Columnists

Going to the Movies? How Many? 

THE OLD DAYS 

by Arthur Vidro 

When my brother was nine and I was six, our mother dropped us off at the local cinema for a full afternoon so she could visit her own mother at the hospital. Grandma was receiving radiation treatments. 

I wanted to go to the hospital, but mom said children were not allowed. 

So, the movie theater was our babysitter for the day. Back then leaving one’s kids alone was not considered remarkable. 

As often happened then, it was a double feature. First on the screen was a routine western. Harmless fluff. Then came the main feature, a science-fiction outer-space monster movie called “The Green Slime.” 

I still recall some of those scenes, which gave me nightmares. That movie was more horrifying to me than seeing grandma battle her ailments. (She died a year later of leukemia caused by those radiation treatments.) 

Five or six years later, I went to the movies for the first time with a friend instead of with family. Seth H. and I went to a double feature. 

First up was “The Gold Rush,” a 1925 silent flick starring (and directed by) Charlie Chaplin. He was in Alaska and at one point was so hungry he ate his shoe. 

Then came the main feature, “Animal Crackers” (1930). 

“Animal Crackers” was in the news then.  Unlike the other Marx Brothers movies, this one had never been shown on television, for some sort of problem involving legal rights had kept it in limbo for a full generation. But now the rights were straightened out and the movie was being re-released nationally. 

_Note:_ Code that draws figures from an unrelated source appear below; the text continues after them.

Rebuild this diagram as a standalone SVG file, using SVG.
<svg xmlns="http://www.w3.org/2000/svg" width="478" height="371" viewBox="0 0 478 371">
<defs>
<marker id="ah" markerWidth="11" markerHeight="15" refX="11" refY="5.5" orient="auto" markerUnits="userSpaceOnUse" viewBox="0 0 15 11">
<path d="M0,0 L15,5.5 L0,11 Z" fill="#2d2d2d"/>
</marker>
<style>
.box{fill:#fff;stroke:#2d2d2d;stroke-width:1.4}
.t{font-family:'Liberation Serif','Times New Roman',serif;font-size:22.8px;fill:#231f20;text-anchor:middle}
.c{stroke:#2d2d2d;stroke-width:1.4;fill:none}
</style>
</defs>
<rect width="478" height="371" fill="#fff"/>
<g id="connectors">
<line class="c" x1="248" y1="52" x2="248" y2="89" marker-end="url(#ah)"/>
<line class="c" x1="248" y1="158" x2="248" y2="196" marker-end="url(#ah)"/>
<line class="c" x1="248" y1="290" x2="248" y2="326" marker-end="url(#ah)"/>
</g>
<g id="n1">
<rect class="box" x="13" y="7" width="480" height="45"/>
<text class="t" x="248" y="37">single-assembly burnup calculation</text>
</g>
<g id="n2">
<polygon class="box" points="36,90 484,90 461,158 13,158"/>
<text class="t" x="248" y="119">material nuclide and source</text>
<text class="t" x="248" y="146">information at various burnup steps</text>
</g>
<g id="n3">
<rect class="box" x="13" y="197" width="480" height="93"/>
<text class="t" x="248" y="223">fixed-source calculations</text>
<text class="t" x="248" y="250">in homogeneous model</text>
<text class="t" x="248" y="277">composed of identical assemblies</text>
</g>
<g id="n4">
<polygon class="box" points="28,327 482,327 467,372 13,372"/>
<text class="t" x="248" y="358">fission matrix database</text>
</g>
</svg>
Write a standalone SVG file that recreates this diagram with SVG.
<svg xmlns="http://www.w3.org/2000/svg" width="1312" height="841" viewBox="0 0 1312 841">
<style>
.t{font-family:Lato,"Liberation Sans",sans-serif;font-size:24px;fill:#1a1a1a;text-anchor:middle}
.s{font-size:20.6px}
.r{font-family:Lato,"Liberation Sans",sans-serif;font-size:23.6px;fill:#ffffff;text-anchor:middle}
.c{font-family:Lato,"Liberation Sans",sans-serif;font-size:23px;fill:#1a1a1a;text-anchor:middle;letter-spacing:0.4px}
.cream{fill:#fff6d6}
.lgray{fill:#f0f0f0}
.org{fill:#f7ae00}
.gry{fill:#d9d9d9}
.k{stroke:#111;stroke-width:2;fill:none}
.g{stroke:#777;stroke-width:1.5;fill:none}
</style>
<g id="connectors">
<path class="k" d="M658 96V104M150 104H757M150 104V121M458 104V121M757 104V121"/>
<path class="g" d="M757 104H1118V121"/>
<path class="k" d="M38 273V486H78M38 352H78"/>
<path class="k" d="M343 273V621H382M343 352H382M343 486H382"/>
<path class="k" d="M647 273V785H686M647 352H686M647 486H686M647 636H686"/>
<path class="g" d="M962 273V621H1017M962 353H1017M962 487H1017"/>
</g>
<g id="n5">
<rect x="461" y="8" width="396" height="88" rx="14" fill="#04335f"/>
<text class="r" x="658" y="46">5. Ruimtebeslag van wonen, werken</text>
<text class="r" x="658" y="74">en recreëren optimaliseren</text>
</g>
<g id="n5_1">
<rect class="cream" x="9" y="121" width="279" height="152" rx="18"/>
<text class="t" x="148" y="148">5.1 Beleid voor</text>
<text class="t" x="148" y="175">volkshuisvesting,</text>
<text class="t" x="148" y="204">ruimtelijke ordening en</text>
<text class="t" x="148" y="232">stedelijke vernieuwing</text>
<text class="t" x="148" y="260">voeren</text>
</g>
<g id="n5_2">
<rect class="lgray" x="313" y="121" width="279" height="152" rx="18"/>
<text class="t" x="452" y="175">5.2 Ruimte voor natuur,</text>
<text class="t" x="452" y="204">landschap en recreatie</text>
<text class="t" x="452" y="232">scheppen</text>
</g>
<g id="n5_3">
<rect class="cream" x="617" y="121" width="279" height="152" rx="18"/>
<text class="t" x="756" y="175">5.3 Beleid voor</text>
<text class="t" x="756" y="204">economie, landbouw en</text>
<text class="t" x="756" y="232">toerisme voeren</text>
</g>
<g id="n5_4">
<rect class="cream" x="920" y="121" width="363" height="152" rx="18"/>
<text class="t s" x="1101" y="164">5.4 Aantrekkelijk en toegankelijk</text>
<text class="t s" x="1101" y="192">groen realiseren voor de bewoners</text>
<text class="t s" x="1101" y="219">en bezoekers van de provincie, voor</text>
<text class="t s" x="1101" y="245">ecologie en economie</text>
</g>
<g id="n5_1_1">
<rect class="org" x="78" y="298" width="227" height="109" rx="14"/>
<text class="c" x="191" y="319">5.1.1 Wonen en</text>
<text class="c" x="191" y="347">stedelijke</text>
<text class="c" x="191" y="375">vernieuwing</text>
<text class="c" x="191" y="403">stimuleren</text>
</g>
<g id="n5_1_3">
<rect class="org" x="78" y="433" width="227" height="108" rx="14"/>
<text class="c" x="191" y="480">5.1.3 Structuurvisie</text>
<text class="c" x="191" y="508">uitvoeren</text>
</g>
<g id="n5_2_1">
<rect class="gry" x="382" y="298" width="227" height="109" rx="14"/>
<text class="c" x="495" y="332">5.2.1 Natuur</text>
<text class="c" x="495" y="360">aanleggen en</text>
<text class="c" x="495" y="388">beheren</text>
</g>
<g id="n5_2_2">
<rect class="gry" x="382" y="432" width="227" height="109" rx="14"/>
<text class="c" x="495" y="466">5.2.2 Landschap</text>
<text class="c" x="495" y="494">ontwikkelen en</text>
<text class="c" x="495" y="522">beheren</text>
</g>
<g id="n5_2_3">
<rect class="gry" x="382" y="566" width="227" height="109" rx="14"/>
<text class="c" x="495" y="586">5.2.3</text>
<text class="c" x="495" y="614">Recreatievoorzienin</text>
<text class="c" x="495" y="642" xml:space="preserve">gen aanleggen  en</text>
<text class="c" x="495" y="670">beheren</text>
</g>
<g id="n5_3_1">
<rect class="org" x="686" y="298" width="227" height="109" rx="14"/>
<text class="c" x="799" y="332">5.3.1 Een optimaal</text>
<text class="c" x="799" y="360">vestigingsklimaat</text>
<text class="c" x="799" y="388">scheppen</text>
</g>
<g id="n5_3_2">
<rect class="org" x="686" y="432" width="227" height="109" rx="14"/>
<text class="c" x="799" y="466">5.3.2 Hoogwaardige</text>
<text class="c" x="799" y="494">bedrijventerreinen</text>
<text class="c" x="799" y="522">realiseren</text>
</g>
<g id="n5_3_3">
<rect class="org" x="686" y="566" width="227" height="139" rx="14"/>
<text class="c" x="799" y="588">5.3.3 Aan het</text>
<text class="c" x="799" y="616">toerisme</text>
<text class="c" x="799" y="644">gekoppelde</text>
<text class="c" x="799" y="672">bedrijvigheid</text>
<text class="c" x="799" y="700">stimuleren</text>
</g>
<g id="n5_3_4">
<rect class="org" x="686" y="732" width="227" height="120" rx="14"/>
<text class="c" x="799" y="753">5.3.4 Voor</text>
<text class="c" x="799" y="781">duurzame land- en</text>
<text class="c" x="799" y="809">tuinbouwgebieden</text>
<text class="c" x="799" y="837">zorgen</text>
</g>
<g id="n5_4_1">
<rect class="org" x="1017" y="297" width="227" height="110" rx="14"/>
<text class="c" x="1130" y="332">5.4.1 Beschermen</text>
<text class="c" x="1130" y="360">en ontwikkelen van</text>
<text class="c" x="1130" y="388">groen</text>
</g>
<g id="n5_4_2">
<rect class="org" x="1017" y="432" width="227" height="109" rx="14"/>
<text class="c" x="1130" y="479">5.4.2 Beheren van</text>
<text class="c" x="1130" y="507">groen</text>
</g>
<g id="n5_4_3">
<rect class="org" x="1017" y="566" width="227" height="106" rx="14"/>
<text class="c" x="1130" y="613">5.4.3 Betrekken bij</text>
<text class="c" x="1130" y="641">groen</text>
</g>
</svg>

Seth and I roared with the audience. I recall especially roaring when Harpo and Chico played bridge with a couple of society ladies, and Harpo had an endless supply of aces of spades. As for his means of cutting the deck, well, that must be seen to be believed. 

This hit our funny bones because at the time Seth was my most frequent bridge partner (and chess opponent). Didn’t every 11-year-old play bridge? Well, maybe not, but Seth and I were always intellectually advanced for our years. (He eventually became our nation’s acting Secretary of Labor.) 

At the movie’s conclusion, the lights came up, patrons exited, and the cleaning crew went into action to spiff up the joint before the next crowd would be allowed in. We put a dime into a pay phone in the lobby to get a ride home. 

That was a single, plush, large theater, with uniformed ushers (holding flashlights) in the auditorium, doing whatever was needed to maintain order. 

Over the years, each plush theater would be subdivided into a less-plush triplex or a rinky-dink multiplex, with tiny theaters rubbing elbows with each other, no ushers patrolling, and nobody bothering to clean up before the next screening began. 

The year Seth and I saw “Animal Crackers,” Eric S. and his kid sister saw, to coin a phrase, a quintuple feature. In one sitting, they saw all five “Planet of the Apes” movies (1968 through 1973). The patrons, Eric said, all made monkey movements and noises as they exited. Five full-length movies! Probably started in the late morning and let out in the early evening. 

As a responsible 14-year-old, I would be hired to babysit on Saturday nights for a couple around the block whenever they wanted to “go to the movies.” 

But by then, “going to the movies” meant going to one movie. 

An era had ended. 

Contrast that with the experience of my parents, who grew up in the 1940s. They would see a cartoon, a news reel, a comedy reel, one part of a 15-chapter adventure serial (such as “Superman”), then a B movie, and finally the main feature. 

According to family lore, my grandfather would give my father a quarter to go to the movies, with the admonition to “bring back the change.” 

My father grew up in Brooklyn, New York, so he and his friends needed to buy only one ticket among them. Then that kid would open the emergency door to admit the other kids. So, it was possible at times to bring back the change. 

As a senior citizen in Florida, my father and his second wife (also a Brooklyn gal) would indeed “go to the movies,” for by now every theater was a multiplex. Whenever the movie they had tickets for ended, instead of exiting the complex they merely strolled to another screen in the multiplex and sat down. And kept repeating the process until they’d had enough. 

Guess you can take the kids out of Brooklyn, but you can’t take the Brooklyn out of the kids. 

It was sad when the Claremont cinema shut down this year. But I had stopped going years earlier. When the owners stopped listing on its marquee the names of the movies being shown, I lost interest. Too much bother to learn what was playing. 

The movies’ titles were replaced with huge images of snacks. 

Alas, today the focus for many a movie theater is to get patrons to the snack counter. Sometimes they sell the entry tickets at the snack counter, so even if you want merely to see a movie, you are still required to line up behind everyone else as the ticket sellers devote their time to filling orders for ridiculously large portions of junk food. 

There was always a separate ticket counter in the old days.